Subject: Slightly OT - Virtual Probelight Images


mathman ( ) posted Wed, 27 July 2005 at 7:35 PM · edited Mon, 07 October 2024 at 8:38 PM

Hi all, I am wondering if it is possible to create Virtual Probelight images, similar to the handful of such images that come with P6 ? I tried doing this with the HDRShop (Image/Panorama/Panoramic Transformations) using a standard image as input (Cubic, vertical cross I think) and a mirrored ball as output. It created something but didn't really look right. Thanks in advance. regards, Andrew


replicand ( ) posted Wed, 27 July 2005 at 8:27 PM

Please correct me if I'm wrong but the lightprobe images in P6 are Low Dynamic Range jpegs. They don't appear to be HDRShop processed because you can still see the photographer in them and P6 does not directly support *.HDR files. Lately I've been using a sphere with mirror material in Vue 5 Infinite, building an environment around it, HDRShop + Lightgen plug-in, loading resultant image as P6 IBL adn pleasantly pleased with the result.

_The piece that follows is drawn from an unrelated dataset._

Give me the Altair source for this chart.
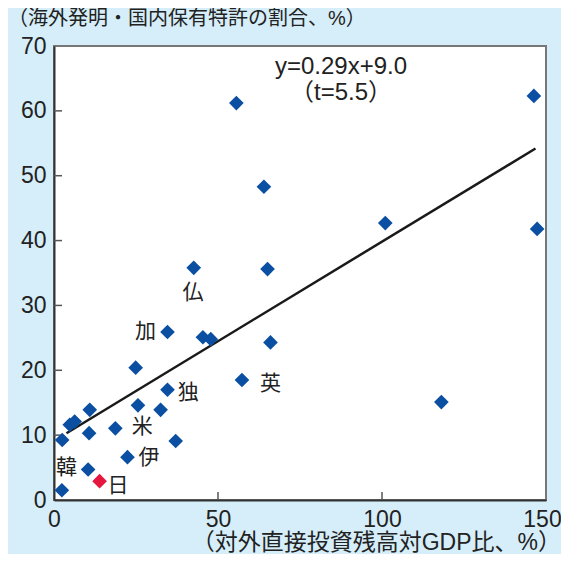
import altair as alt
import pandas as pd

# blue points (other countries)
bx = [2.4, 10.4, 2.5, 4.8, 6.3, 10.9, 10.7, 18.7, 22.4, 25.6, 24.9, 32.5, 34.6, 34.6,
      37.1, 42.6, 45.4, 47.8, 57.3, 66.0, 55.6, 64.0, 65.1, 101.0, 146.3, 147.3, 118.1]
by = [1.5, 4.7, 9.25, 11.6, 12.1, 13.9, 10.3, 11.05, 6.6, 14.6, 20.4, 13.9, 17.0, 25.9,
      9.1, 35.8, 25.1, 24.8, 18.5, 24.3, 61.2, 48.3, 35.6, 42.7, 62.3, 41.8, 15.1]
# Japan
jx = [13.9]
jy = [2.9]

# country labels
lab_text = ["韓", "日", "伊", "米", "独", "加", "仏", "英"]
lab_x = [3.8, 19.5, 29.0, 26.9, 40.9, 27.9, 42.4, 66.0]
lab_y = [4.9, 2.15, 6.5, 11.3, 16.5, 25.9, 31.9, 17.9]

# regression line endpoints (as drawn)
line_x = [3.8, 146.8]
line_y = [10.3, 54.2]

eq_text = ["y=0.29x+9.0", "（t=5.5）"]
eq_x = [87.5, 87.5]
eq_y = [66.8, 62.75]

x_ticks = [50, 100]
y_ticks = [10, 20, 30, 40, 50, 60]

y_title = "（海外発明・国内保有特許の割合、%）"
x_title = "（対外直接投資残高対GDP比、%）"

pts = pd.DataFrame({"x": bx + jx, "y": by + jy,
                    "g": ["other"] * len(bx) + ["jp"] * len(jx)})
labs = pd.DataFrame({"x": lab_x, "y": lab_y, "t": lab_text})
reg = pd.DataFrame({"x": line_x, "y": line_y})
eq = pd.DataFrame({"x": eq_x, "y": eq_y, "t": eq_text})
xt = pd.DataFrame({"v": x_ticks})
yt = pd.DataFrame({"v": y_ticks})

FONT_NUM = "Liberation Sans, Noto Sans CJK JP"
FONT_JP = "Noto Sans CJK JP"
W, H = 492, 454

xs = alt.Scale(domain=[0, 150], nice=False, zero=True)
ys = alt.Scale(domain=[0, 70], nice=False, zero=True)

xaxis = alt.Axis(values=[0, 50, 100, 150], ticks=False, grid=False, title=None,
                 domainColor="#333333", domainWidth=2, labelFont=FONT_NUM,
                 labelFontSize=23, labelColor="#222222", labelPadding=8,
                 labelFlush=False,
                 labelOffset={"condition": {"test": "datum.value == 150", "value": -4},
                              "value": 0})
yaxis = alt.Axis(values=[0, 10, 20, 30, 40, 50, 60, 70], ticks=False, grid=False,
                 title=None, domainColor="#333333", domainWidth=2,
                 labelFont=FONT_NUM, labelFontSize=23, labelColor="#222222",
                 labelPadding=8, labelFlush=False)

points = alt.Chart(pts).mark_point(shape="diamond", filled=True, size=215, opacity=1).encode(
    x=alt.X("x:Q", scale=xs, axis=xaxis),
    y=alt.Y("y:Q", scale=ys, axis=yaxis),
    color=alt.Color("g:N", scale=alt.Scale(domain=["other", "jp"],
                                           range=["#0b4fa2", "#e5173f"]), legend=None),
)

regline = alt.Chart(reg).mark_line(color="#1a1a1a", strokeWidth=2.5).encode(
    x=alt.X("x:Q", scale=xs), y=alt.Y("y:Q", scale=ys))

labels = alt.Chart(labs).mark_text(font=FONT_JP, fontSize=21, color="#222222").encode(
    x=alt.X("x:Q", scale=xs), y=alt.Y("y:Q", scale=ys), text="t:N")

eqs = alt.Chart(eq).mark_text(font=FONT_NUM, fontSize=24, color="#222222").encode(
    x=alt.X("x:Q", scale=xs), y=alt.Y("y:Q", scale=ys), text="t:N")

xtick = alt.Chart(xt).mark_rule(color="#555555", strokeWidth=1.5).encode(
    x=alt.X("v:Q", scale=xs), y=alt.value(H), y2=alt.value(H - 8))
ytick = alt.Chart(yt).mark_rule(color="#555555", strokeWidth=1.5).encode(
    y=alt.Y("v:Q", scale=ys), x=alt.value(0), x2=alt.value(8))

ytitle = alt.Chart(pd.DataFrame({"t": [y_title]})).mark_text(
    font=FONT_NUM, fontSize=20, color="#222222", align="left", baseline="middle"
).encode(x=alt.value(-46), y=alt.value(-27), text="t:N")

xtitle = alt.Chart(pd.DataFrame({"t": [x_title]})).mark_text(
    font=FONT_NUM, fontSize=23, color="#222222", align="right", baseline="middle"
).encode(x=alt.value(W + 15), y=alt.value(H + 43), text="t:N")

chart = alt.layer(xtick, ytick, regline, points, labels, eqs, ytitle, xtitle).properties(
    width=W, height=H,
    autosize=alt.AutoSizeParams(type="none"),
    padding={"left": 46, "top": 38, "right": 15, "bottom": 54},
    background="#d5eef9",
).configure_view(fill="white", stroke="#777777", strokeWidth=2)

chart.save("out.html", embed_options={"renderer": "svg", "actions": False})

maxxxmodelz ( ) posted Wed, 27 July 2005 at 10:30 PM

"Please correct me if I'm wrong but the lightprobe images in P6 are Low Dynamic Range jpegs." You're correct. "They don't appear to be HDRShop processed because you can still see the photographer in them" There's tons of lightprobe images out there that have been run through HDRshop that still have the camera in the image. It just means the creator didn't take the time to clone out that part, it has nothing to do with it being processed in HDRshop or not. I'm not even sure HDRshop can do it if you wanted to. I think you have to use an image editor to clone it out. :-)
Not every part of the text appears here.